You don't. XP's system restore will 'regress' the state of the system to a known point (restore point), which was taken earlier. If you have system restore running, you can choose from any available restore points (number kept will depend on how much space is allocated to system restore and how big a change was involved with the restore points). This affects only system settings, not data files (eg, if you install an app which causes problems, and won't uninstall, you can restore machine to point before app was installed).
 
And even if you get it hooked up with the system running without blowing the controller , the IDE channel, or the other drive, you won't see it since the base system did not recognize that it was there.

Ed Fair
Give the wrong symptoms, get the wrong solutions.
 
Another thing that came to mind during this incident was how do you back up your XP computer? Can you?
 
Do you mean the whole installation - or just your data?
You could use something like Ghost to write an image of the complete installation to Cd/DVD/external hard drive (obviously the size of installation would impact the backup media required).

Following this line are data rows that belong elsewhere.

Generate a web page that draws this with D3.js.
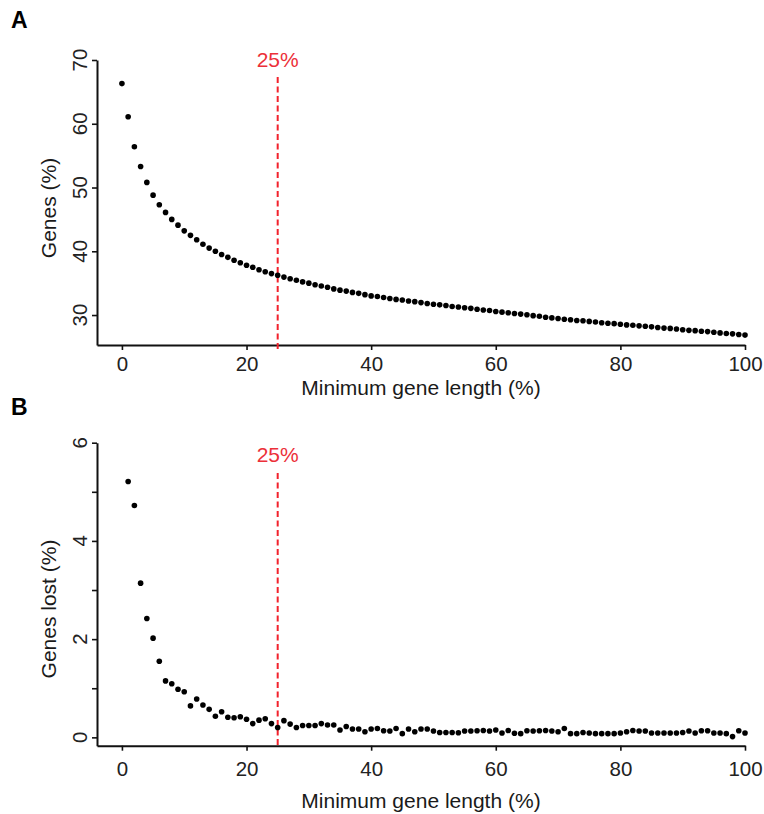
<!DOCTYPE html>
<html>
<head>
<meta charset="utf-8">
<script src="https://cdn.jsdelivr.net/npm/d3@7"></script>
<style>
  html, body { margin: 0; padding: 0; background: #fff; }
  svg { display: block; font-family: "Liberation Sans", Arial, Helvetica, sans-serif; }
</style>
</head>
<body>
<svg id="chart" width="764" height="814"></svg>
<script>
// ---- DATA ----
const minLengthA = [0,1,2,3,4,5,6,7,8,9,10,11,12,13,14,15,16,17,18,19,20,21,22,23,24,25,26,27,28,29,30,31,32,33,34,35,36,37,38,39,40,41,42,43,44,45,46,47,48,49,50,51,52,53,54,55,56,57,58,59,60,61,62,63,64,65,66,67,68,69,70,71,72,73,74,75,76,77,78,79,80,81,82,83,84,85,86,87,88,89,90,91,92,93,94,95,96,97,98,99,100];
const genesPct = [66.3,61.1,56.4,53.3,50.8,48.8,47.3,46.1,45.0,44.1,43.2,42.5,41.8,41.1,40.5,40.0,39.5,39.05,38.6,38.2,37.8,37.5,37.1,36.8,36.5,36.25,35.95,35.7,35.45,35.2,35.0,34.75,34.55,34.35,34.1,33.9,33.75,33.55,33.4,33.2,33.0,32.9,32.75,32.6,32.45,32.35,32.2,32.1,31.95,31.8,31.7,31.6,31.5,31.35,31.25,31.15,31.05,30.9,30.8,30.7,30.55,30.45,30.35,30.25,30.15,30.05,29.9,29.8,29.65,29.55,29.45,29.35,29.25,29.15,29.1,29.0,28.9,28.8,28.7,28.65,28.55,28.45,28.4,28.3,28.25,28.15,28.05,27.95,27.9,27.8,27.7,27.6,27.55,27.45,27.4,27.3,27.2,27.1,27.05,26.95,26.85];

const minLengthB = [1,2,3,4,5,6,7,8,9,10,11,12,13,14,15,16,17,18,19,20,21,22,23,24,25,26,27,28,29,30,31,32,33,34,35,36,37,38,39,40,41,42,43,44,45,46,47,48,49,50,51,52,53,54,55,56,57,58,59,60,61,62,63,64,65,66,67,68,69,70,71,72,73,74,75,76,77,78,79,80,81,82,83,84,85,86,87,88,89,90,91,92,93,94,95,96,97,98,99,100];
const genesLostPct = [5.21,4.72,3.14,2.42,2.02,1.55,1.15,1.09,0.98,0.93,0.64,0.78,0.66,0.57,0.43,0.52,0.41,0.40,0.42,0.37,0.28,0.35,0.38,0.28,0.20,0.34,0.27,0.20,0.24,0.24,0.24,0.28,0.25,0.25,0.15,0.22,0.17,0.17,0.115,0.17,0.18,0.135,0.13,0.18,0.075,0.17,0.115,0.17,0.17,0.13,0.10,0.10,0.10,0.095,0.13,0.13,0.135,0.14,0.13,0.15,0.09,0.14,0.085,0.075,0.135,0.13,0.135,0.14,0.13,0.115,0.18,0.075,0.075,0.10,0.09,0.075,0.075,0.075,0.075,0.09,0.115,0.14,0.13,0.13,0.09,0.09,0.09,0.09,0.09,0.10,0.13,0.09,0.135,0.135,0.09,0.09,0.075,0.015,0.135,0.09];

const xTicks = [0, 20, 40, 60, 80, 100];
const yTicksA = [30, 40, 50, 60, 70];
const yTicksB = [0, 1, 2, 3, 4, 5, 6];
const yLabelsB = [0, 2, 4, 6];
const cutoff = 25;
const cutoffLabel = "25%";
const xTitle = "Minimum gene length (%)";
const yTitleA = "Genes (%)";
const yTitleB = "Genes lost (%)";
const panelLetters = ["A", "B"];

// ---- LAYOUT ----
const svg = d3.select("#chart");
svg.append("rect").attr("width", 764).attr("height", 814).attr("fill", "#fff");

const fontSize = 21;
const tickFont = 20.5;
const red = "#ec3039";
const redLine = "#f2222c";

const x = d3.scaleLinear().domain([-4, 100]).range([97, 745]);

const panels = [
  {
    letter: panelLetters[0], letterY: 28,
    xs: minLengthA, ys: genesPct,
    y: d3.scaleLinear().domain([25.3, 70]).range([345, 60]),
    yTicks: yTicksA, yLabels: yTicksA,
    yTitle: yTitleA, yTitleCy: 208,
    tickPad: 6, xTitleY: 395,
    lineTop: 77, lineBottom: 350, labelY: 66.5
  },
  {
    letter: panelLetters[1], letterY: 415,
    xs: minLengthB, ys: genesLostPct,
    y: d3.scaleLinear().domain([-0.17, 6]).range([745.7, 442.7]),
    yTicks: yTicksB, yLabels: yLabelsB,
    yTitle: yTitleB, yTitleCy: 609,
    tickPad: 10.5, xTitleY: 807.5,
    lineTop: 473, lineBottom: 748, labelY: 461.5
  }
];

panels.forEach(p => {
  const g = svg.append("g");
  const y0 = p.y.range()[0];

  // panel letter
  g.append("text")
    .attr("x", 11).attr("y", p.letterY)
    .attr("font-size", 23).attr("font-weight", "bold")
    .attr("fill", "#000")
    .text(p.letter);

  // x axis
  const xa = g.append("g")
    .attr("transform", `translate(0,${y0})`)
    .call(d3.axisBottom(x).tickValues(xTicks).tickSize(5).tickSizeOuter(0).tickPadding(p.tickPad));
  xa.select(".domain").attr("stroke", "#111").attr("stroke-width", 2);
  xa.selectAll(".tick line").attr("stroke", "#111").attr("stroke-width", 1.6);
  xa.selectAll(".tick text")
    .attr("font-size", tickFont)
    .attr("font-family", "Liberation Sans, Arial, sans-serif")
    .attr("fill", "#222");

  // y axis
  const ya = g.append("g")
    .attr("transform", `translate(${x.range()[0]},0)`)
    .call(d3.axisLeft(p.y).tickValues(p.yTicks).tickSize(5).tickSizeOuter(0).tickFormat(""));
  ya.select(".domain").attr("stroke", "#111").attr("stroke-width", 2);
  ya.selectAll(".tick line").attr("stroke", "#111").attr("stroke-width", 1.6);

  // rotated y tick labels
  g.selectAll(".ylab").data(p.yLabels).join("text")
    .attr("class", "ylab")
    .attr("x", 87).attr("y", d => p.y(d))
    .attr("transform", d => `rotate(-90,87,${p.y(d)})`)
    .attr("text-anchor", "middle")
    .attr("font-size", tickFont)
    .attr("fill", "#222")
    .text(d => d);

  // axis titles
  g.append("text")
    .attr("x", (x.range()[0] + x.range()[1]) / 2).attr("y", p.xTitleY)
    .attr("text-anchor", "middle")
    .attr("font-size", fontSize).attr("fill", "#1a1a1a")
    .text(xTitle);

  g.append("text")
    .attr("x", 55.5).attr("y", p.yTitleCy)
    .attr("transform", `rotate(-90,55.5,${p.yTitleCy})`)
    .attr("text-anchor", "middle")
    .attr("font-size", fontSize).attr("fill", "#1a1a1a")
    .text(p.yTitle);

  // cutoff line
  g.append("line")
    .attr("x1", x(cutoff)).attr("x2", x(cutoff))
    .attr("y1", p.lineTop).attr("y2", p.lineBottom)
    .attr("stroke", redLine).attr("stroke-width", 2)
    .attr("stroke-dasharray", "6,3.5");

  g.append("text")
    .attr("x", x(cutoff)).attr("y", p.labelY)
    .attr("text-anchor", "middle")
    .attr("font-size", fontSize).attr("fill", red)
    .text(cutoffLabel);

  // points
  g.selectAll(".pt").data(p.xs.map((d, i) => [d, p.ys[i]])).join("circle")
    .attr("class", "pt")
    .attr("cx", d => x(d[0])).attr("cy", d => p.y(d[1]))
    .attr("r", 2.8).attr("fill", "#000");
});
</script>
</body>
</html>
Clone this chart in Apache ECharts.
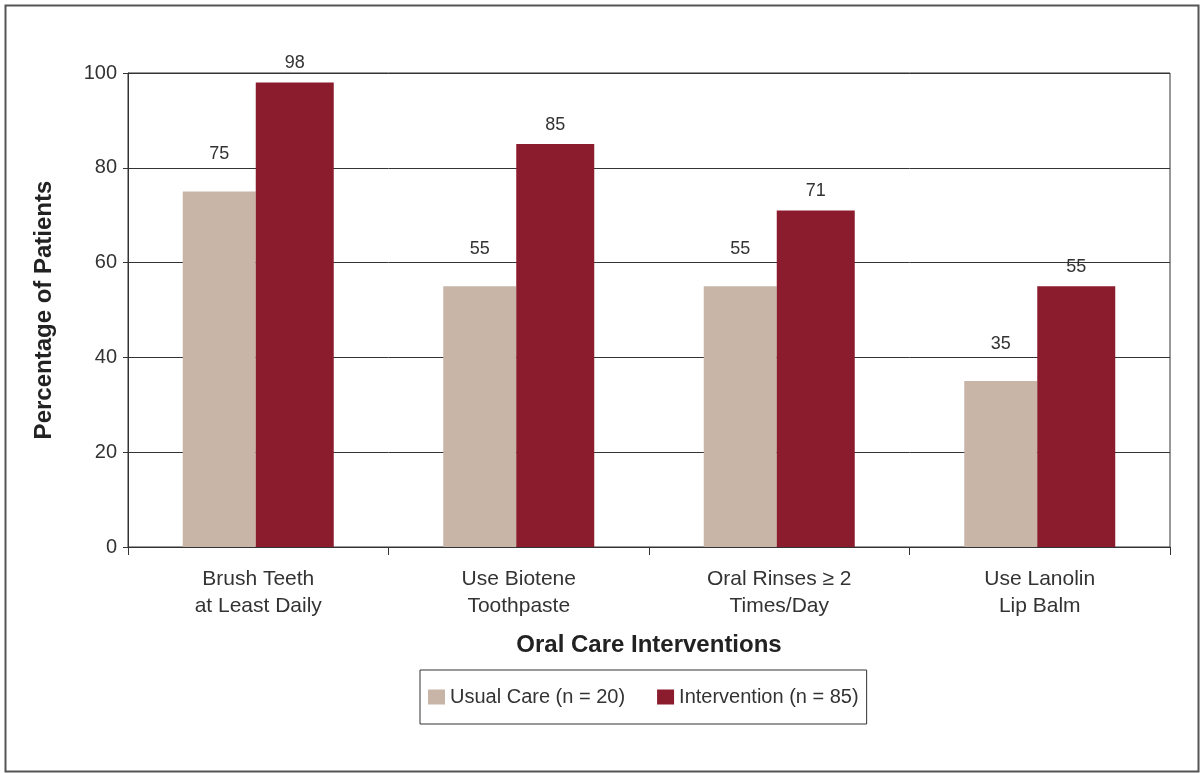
<!DOCTYPE html>
<html>
<head>
<meta charset="utf-8">
<script src="https://cdn.jsdelivr.net/npm/echarts@6/dist/echarts.min.js"></script>
<style>
  html, body { margin: 0; padding: 0; background: #fff; }
  #chart { width: 1201px; height: 773px; }
</style>
</head>
<body>
<div id="chart"></div>
<script>
// 数据
var categories = ["Brush Teeth\nat Least Daily", "Use Biotene\nToothpaste", "Oral Rinses \u2265 2\nTimes/Day", "Use Lanolin\nLip Balm"];
var usualCare = [75, 55, 55, 35];
var intervention = [98, 85, 71, 55];
var yTicks = [0, 20, 40, 60, 80, 100];

(function () {
  var font = "Liberation Sans, Arial, sans-serif";
  var mychart = echarts.init(document.getElementById("chart"));
  var option = {
    animation: false,
    textStyle: { fontFamily: font },
    // 外框
    graphic: [
      {
        type: "rect",
        left: 3,
        top: 3,
        shape: { width: 1193, height: 766 },
        style: { fill: "none", stroke: "#555", lineWidth: 2 },
        silent: true,
      },
    ],
    grid: {
      left: 128,
      right: 31,
      top: 73,
      bottom: 226,
      show: true,
      borderColor: "#333",
      borderWidth: 1,
    },
    legend: {
      left: 420,
      top: 670,
      itemWidth: 17,
      itemHeight: 15,
      itemGap: 32,
      padding: [17, 8, 17, 8],
      borderColor: "#333",
      borderWidth: 1,
      icon: "rect",
      textStyle: { fontSize: 20, color: "#333", fontFamily: font },
      data: ["Usual Care (n = 20)", "Intervention (n = 85)"],
    },
    xAxis: {
      type: "category",
      data: categories,
      name: "Oral Care Interventions",
      nameLocation: "middle",
      nameGap: 86,
      nameTextStyle: { fontSize: 24, fontWeight: "bold", color: "#222", fontFamily: font },
      axisLine: { lineStyle: { color: "#333" } },
      axisTick: { show: true, length: 8, lineStyle: { color: "#333" } },
      axisLabel: { fontSize: 21, color: "#333", lineHeight: 27, margin: 19, fontFamily: font },
    },
    yAxis: {
      type: "value",
      min: yTicks[0],
      max: yTicks[yTicks.length - 1],
      interval: 20,
      name: "Percentage of Patients",
      nameLocation: "middle",
      nameGap: 72,
      nameTextStyle: { fontSize: 24, fontWeight: "bold", color: "#222", fontFamily: font },
      axisLine: { show: true, lineStyle: { color: "#333" } },
      axisTick: { show: true, length: 5, lineStyle: { color: "#333" } },
      axisLabel: { fontSize: 20, color: "#333", margin: 11, fontFamily: font },
      splitLine: { lineStyle: { color: "#333", width: 1 } },
    },
    series: [
      {
        name: "Usual Care (n = 20)",
        type: "bar",
        data: usualCare,
        barWidth: 73,
        barGap: "0%",
        itemStyle: { color: "#c9b5a8" },
        label: {
          show: true,
          position: "top",
          distance: 28,
          fontSize: 18,
          color: "#333",
          fontFamily: font,
        },
      },
      {
        name: "Intervention (n = 85)",
        type: "bar",
        data: intervention,
        barWidth: 78,
        barGap: "0%",
        itemStyle: { color: "#8b1c2d" },
        label: {
          show: true,
          position: "top",
          distance: 10,
          fontSize: 18,
          color: "#333",
          fontFamily: font,
        },
      },
    ],
  };
  mychart.setOption(option);
})();
</script>
</body>
</html>
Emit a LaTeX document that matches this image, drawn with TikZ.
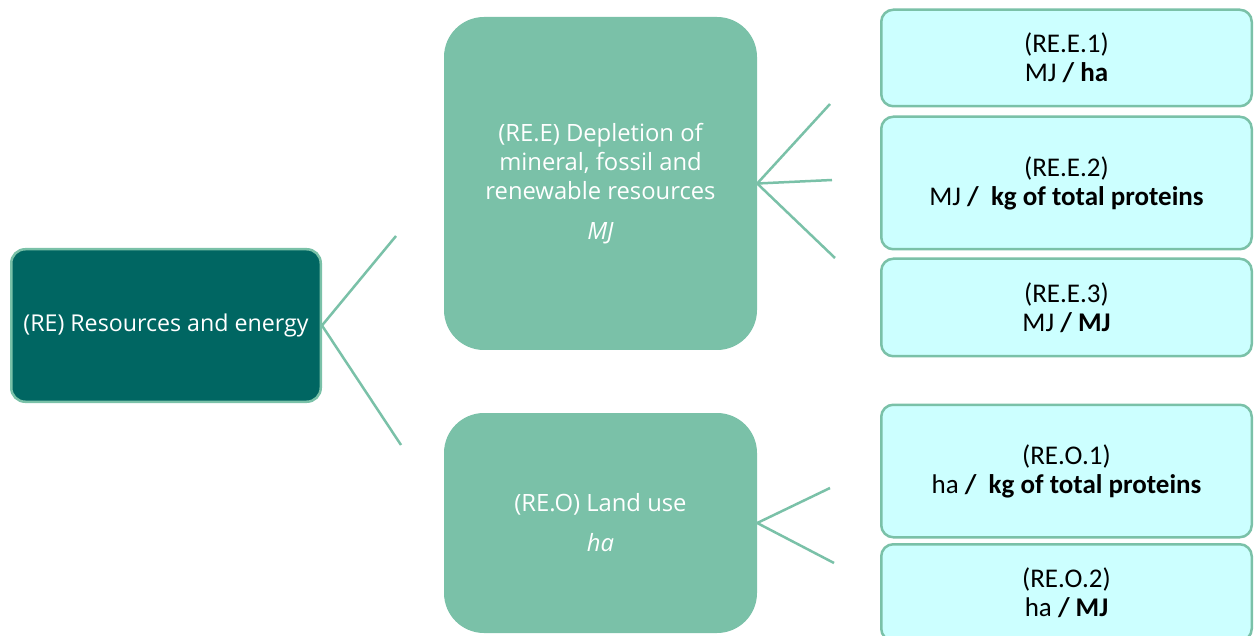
\documentclass[tikz,border=0pt]{standalone}
\usepackage{fontspec}
\setmainfont{Carlito}
\newfontfamily\osans{Open Sans}
\definecolor{teal1}{RGB}{0,102,98}
\definecolor{mint}{RGB}{122,193,168}
\definecolor{cyanbox}{RGB}{204,255,255}
\begin{document}
\begin{tikzpicture}[x=1pt,y=-1pt,
  root/.style={draw=mint, line width=2.5pt, fill=teal1, rounded corners=14pt,
    minimum width=309.5pt, minimum height=152.5pt, inner sep=0pt, text=white,
    font=\osans\fontsize{23.2}{29}\selectfont, align=center},
  mid/.style={fill=mint, rounded corners=40pt, minimum width=313pt, inner sep=0pt,
    text=white, font=\osans\fontsize{23.8}{29}\selectfont, align=center},
  leaf/.style={draw=mint, line width=2.5pt, fill=cyanbox, rounded corners=12pt,
    minimum width=370.5pt, inner sep=0pt, font=\fontsize{27}{29}\selectfont, align=center},
  link/.style={draw=mint, line width=2.5pt}]
\useasboundingbox (0,0) rectangle (1256,636);
\fill[white] (0,0) rectangle (1256,636);

\node[root] (re) at (166,325.5) {(RE) Resources and energy};

\node[mid, minimum height=333pt] (ree) at (600.5,183.5)
  {(RE.E) Depletion of\\mineral, fossil and\\renewable resources\\[11pt]\textit{MJ}};
\node[mid, minimum height=220pt] (reo) at (600.5,523)
  {(RE.O) Land use\\[11pt]\textit{ha}};

\node[leaf, minimum height=96.5pt] (e1) at (1066.5,58) {(RE.E.1)\\MJ \textbf{/ ha}};
\node[leaf, minimum height=132.5pt] (e2) at (1066.5,183) {(RE.E.2)\\MJ \textbf{/~ kg of total proteins}};
\node[leaf, minimum height=97.5pt] (e3) at (1066.5,307.5) {(RE.E.3)\\MJ \textbf{/ MJ}};
\node[leaf, minimum height=132.5pt] (o1) at (1066.5,471) {(RE.O.1)\\ha \textbf{/~ kg of total proteins}};
\node[leaf, minimum height=96.5pt] (o2) at (1066.5,592.5) {(RE.O.2)\\ha \textbf{/ MJ}};

\coordinate (c1) at (396,236);
\coordinate (c2) at (401,445);
\coordinate (c3) at (830,104);
\coordinate (c4) at (832,180);
\coordinate (c5) at (835,258);
\coordinate (c6) at (830,488);
\coordinate (c7) at (834,563);

\draw[link] (re.east) -- (c1);
\draw[link] (re.east) -- (c2);
\draw[link] (ree.east) -- (c3);
\draw[link] (ree.east) -- (c4);
\draw[link] (ree.east) -- (c5);
\draw[link] (reo.east) -- (c6);
\draw[link] (reo.east) -- (c7);
\end{tikzpicture}
\end{document}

If just your data, lots of options (including the one built in to XP) - eg,
There are also utilities to back up registry... (just Google to find what you're looking for).
 
Thank for your suggestion. I have found out that there is a backup utility on my XP Home cd (in the addvalue folder)and I have installed it but, it will not complete the backup process and reports that it cannot complete??
 
I am trying to back up my hard drive before I attempt to connect the 4Gig back it will not backup to a cd??
 
You'll need a number of CDs (depending on how large the installation is - and how much of it you are backing up. Remember CDs generally hold 700MB of data each). How are you doing the backup?
 
Well I am just grappling with a backup program called "My backup" which is third party software, see , which is designed to allow you to backup onto a cd or dvd because the XP Home backup utility will not allow you to back up to anything other than a Floppy disk, according to someone in the acces.com forum.
 
Back to my Hard drive, I have my 40Gig up and running perfectly, I tried switching off and disconnecting my power supply and reconnecting my 4 Gig hard drive. The computer powered up and reported a boot failure. It also asked for a boot disk, which I provided, unfortunatel I could not remember what to type at the "A:" prompt so I had to stop there! Any sugestions?
 
Hi Bob2c,
It sounds like your computer cannot see the 2 drives when they are both connected.

Check that you've set the jumper on the 2 drives correctly.
Set the 40G to master and the 4G to slave.

Pcs007
 
Thanks, I have tried that and it is pinned correctly. Do you know how a hard drive behaves when it is full?
 
You need to boot from the drive manufacturer's diagnostic on boot floppy with just the old drive connected, and run the diagnostic. The drive sounds like its dead - but the diagnostic should confirm that or otherwise (if it can't see the drive at all - presume dead - unless as I think I suggested many posts ago, you have other machines you could try it in - but as it was obviously installed and working on this machine, that would be a very slim hope).

A hard drive behaves the same whether full or empty (in terms of being recognised by the machine) - but windows isn't happy if its installed on a drive with no free space. However, windows isn't your problem - the viability of the drive is what you need to ascertain.